One of the most marvellous and scarce of these Romances, and one, the principal passages of which were frequently wrought into Tapestry, was the “Roman du Saint Greal,” which is founded upon an incident, to say the least very peculiar, but which was perhaps once considered true as Holy Writ. St. Joseph of Arimathœa, a very important personage in many romances, having obtained the hanap, or cup from which our Saviour administered the wine to his disciples, caught in the same cup the blood which flowed from his wounds when on the Cross. After he had first achieved various adventures, and undergone an imprisonment of forty-two years, St. Joseph arrives in England with the sacred cup, by means of which numerous miracles are performed; he prepares the Round Table, and Arthur and his Knights all go in quest of the hanap, which by some, to us unaccountable, circumstance, had fallen into the hands of a sinner. All make the most solemn vow to devote their lives to its recovery; and this they must indeed have done, and not short lives either, if all recorded of them be true. None, however, but two, ever see the sacred symbol; though oftentimes a soft ray of light would stream across the lonesome wild, or the dark pathless forest, or unearthly strains would float on the air, or odours as of Paradise would entrance the senses, while the wandering and woeworn knight would feel all fatigue, all sense of personal inconvenience, of pain, of sickness, or of sorrow, vanish on the instant; and then would he renew his vows, and betake himself to prayer; for though all unworthy to see the Holy Grayle, he would feel that it had been borne on viewless pinions through the air for his individual consolation and hope. And Syr Galahad and Syr Perceval, the two chaste and favoured knights who, “after the dedely flesshe had beheld the spiritual things,” the holy St. Grael—never returned to converse with the world. The first departed to God, and “flights of angels sang him to his rest;” the other took religious clothing and retired to a hermitage, where, after living “a full holy life for a yere and two moneths, he passed out of this world.”

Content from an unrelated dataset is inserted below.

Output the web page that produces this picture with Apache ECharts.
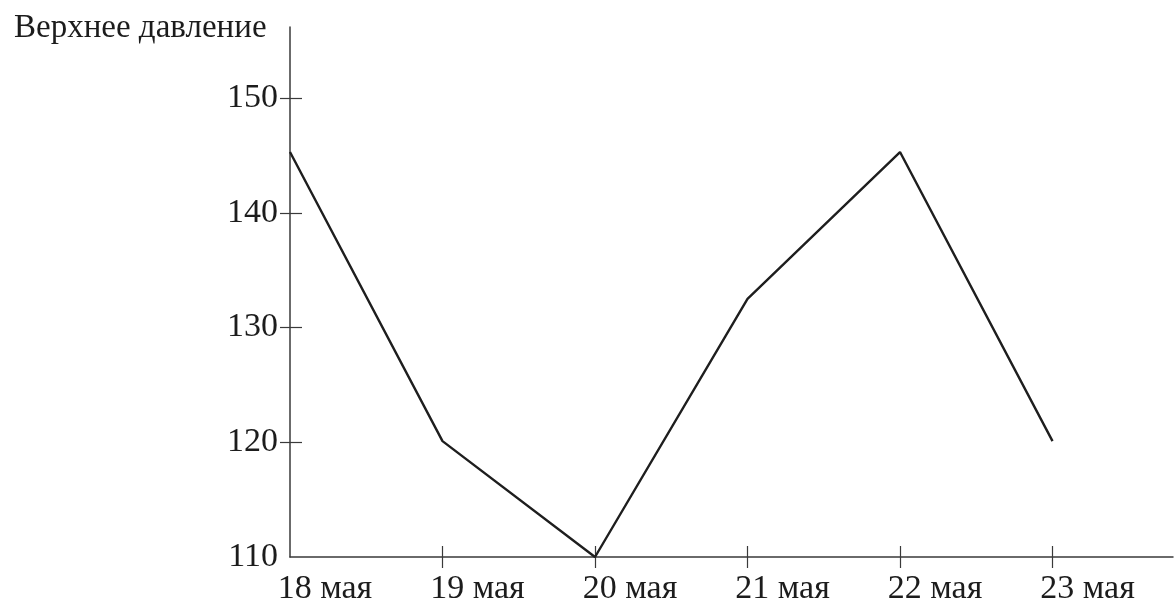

But wide as is the range of the Romances of the “Round Table,” they form but a portion of those which solaced our ancestors. Charlemagne and his Paladins were, so to speak, the solar system round which another circle revolved; Alexander furnished the radiating star for another, derived chiefly perhaps from the East, where numbers of fictitious tales were prevalent about him; and many Romances were likewise woven around the mangled remains of classic heroes.
“The mightiest chiefs of British song
Scorn’d not such legends to prolong;
They gleam through Spenser’s elfic dream,
And mix in Milton’s heavenly theme;
And Dryden in immortal strain,
Had raised the ‘Table Round’ again.”
The Stories of the Tapestry in the Royal Palaces of Henry VIII. are preserved in the British Museum.[94]
These are some of them re-copied from Warton:—
In the tapestry of the Tower of London, the original and most ancient seat of our monarchs, there are recited, Godfrey of Bulloign; the Three Kings of Cologne; the Emperor Constantine; St. George; King of Erkenwald; the History of Hercules; Fame and Honour; the Triumph of Divinity; Esther and Ahasueras; Jupiter and Juno; St. George; the Eight Kings; the Ten Kings of France; the Birth of our Lord; Duke Joshua; the Riche History of King David; the Seven Deadly Sins; the Riche History of the Passion; the Stem of Jesse; Our Lady and Son; King Solomon; the Woman of Canony; Meleager; and the Dance of Maccabee.
At Durham Place were the Citie of Ladies (a French allegorical Romance); the Tapestrie of Thebes and of Troy; the City of Peace; the Prodigal Son; Esther, and other pieces of Scripture.
At Windsor Castle the Siege of Jerusalem; Ahasueras; Charlemagne; the Siege of Troy; and Hawking and Hunting.
At Nottingham Castle, Amys and Amelion.
At Woodstock Manor, the tapestrie of Charlemagne.